Buone notizie per i consumatori dell’Eurozona, che nel mese di maggio hanno sostenuto un’inflazione in calo all’1,9% annuale dal 2,2% di aprile. L’indice dei prezzi al consumo “core”, al netto dei generi alimentari freschi e dell’energia, è salito del 2,3% dal 2,7% nel mese precedente. Si è trattato dell’aumento più lento dall’ottobre del 2021. Gli analisti si aspettavano un dato generale al 2%. Interessante notare come i prezzi dei servizi abbiano subito una forte decelerazione dal +4% tendenziale di aprile al +3,2%, ai minimi da marzo 2022. Quest’ultimo è un dato monitorato con estrema attenzione dalla Banca Centrale Europea (BCE), in quanto segnala la possibile persistenza o meno dell’inflazione per effetto, in particolare, dei rinnovi contrattuali.
Pausa estiva sui tassi in dubbio
A questo punto, è praticamente certo che dopodomani l’istituto taglierà i tassi di interesse dello 0,25% al 2% sui depositi bancari. Non che vi fossero dubbi fino a qualche ora fa. Semmai, il dibattito di queste settimane ruota tutto attorno alla probabile pausa estiva sui tassi. I cosiddetti “falchi”, capeggiati dalla Bundesbank, ritengono che la strada per la normalizzazione monetaria sia stata quasi del tutto percorsa e prima di eventualmente tagliare ancora una volta i tassi, bisognerebbe attendere nuovi dati macro che giustifichino tale operazione.
Prezzi alla produzione giù
Viceversa, “colombe” come Banca di Francia e Banca d’Italia sostengono che vi sarebbe il rischio di agire troppo tardi per evitare che le aspettative d’inflazione nell’Eurozona si disancorino rispetto al target del 2%. Paventano una possibile deflazione nel breve termine per effetto dei dazi americani, i quali dirotterebbero le esportazioni dagli Stati Uniti al mercato europeo. E non c’è solo il dato sull’inflazione di maggio a mettere in dubbio la pausa estiva. I prezzi alla produzione nell’area sono scesi dell’1,6% a marzo rispetto a febbraio, ultima rilevazione ad oggi disponibile. L’incremento annuale è stato dell’1,9%, in netto calo dal 3% del mese precedente
Prezzi produzione Eurozona © Licenza Creative CommonsI prezzi alla produzione tendono ad anticipare il trend dell’inflazione, in quanto segnalano le variazioni dei costi subite dalle imprese. Dall’apice toccato nel settembre del 2022, l’indice perde l’11,5%.

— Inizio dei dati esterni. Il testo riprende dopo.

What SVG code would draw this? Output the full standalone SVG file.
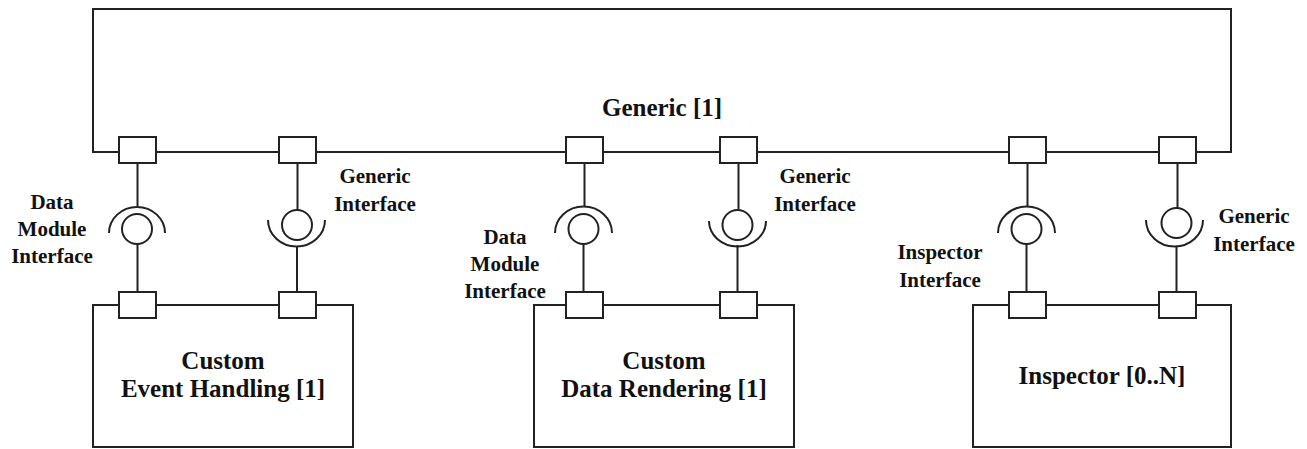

In pratica, oggi produrre nell’Eurozona costa meno rispetto al momento più drammatico vissuto durante la crisi dell’energia. Certo, rispetto al periodo pre-pandemico siamo pur sempre a +39%. Pensate che nel quinquennio precedente il rialzo era stato di appena il 3,4%. Questo è il passato, però. I costi di produzione sembrano essersi stabilizzati insieme ai prezzi dell’energia. L’inflazione di maggio potrebbe preludere ad un calo duraturo sotto il 2%.
Inflazione a maggio preludio per ulteriori cali?
Se all’inizio dell’anno il Brent era arrivato a costare più di 80 dollari al barile, da settimane si trova sotto i 65 dollari. E il prezzo del gas europeo è tornato ai livelli dell’anno scorso di questi tempi, mentre per mesi era stato nettamente sopra. Saranno gli sviluppi attorno alla guerra tra Russia e Ucraina ad impattare nei prossimi mesi sulle quotazioni internazionali. Infine, la questione dazi. Il presidente Donald Trump si è detto ieri “ottimista” sul raggiungimento di un accordo commerciale con l’Unione Europea.
Ciò allevierebbe i timori su uno scivolamento dell’economia europea verso la deflazione nel breve termine, ma allenterebbe la minaccia inflazionistica nel medio-lungo.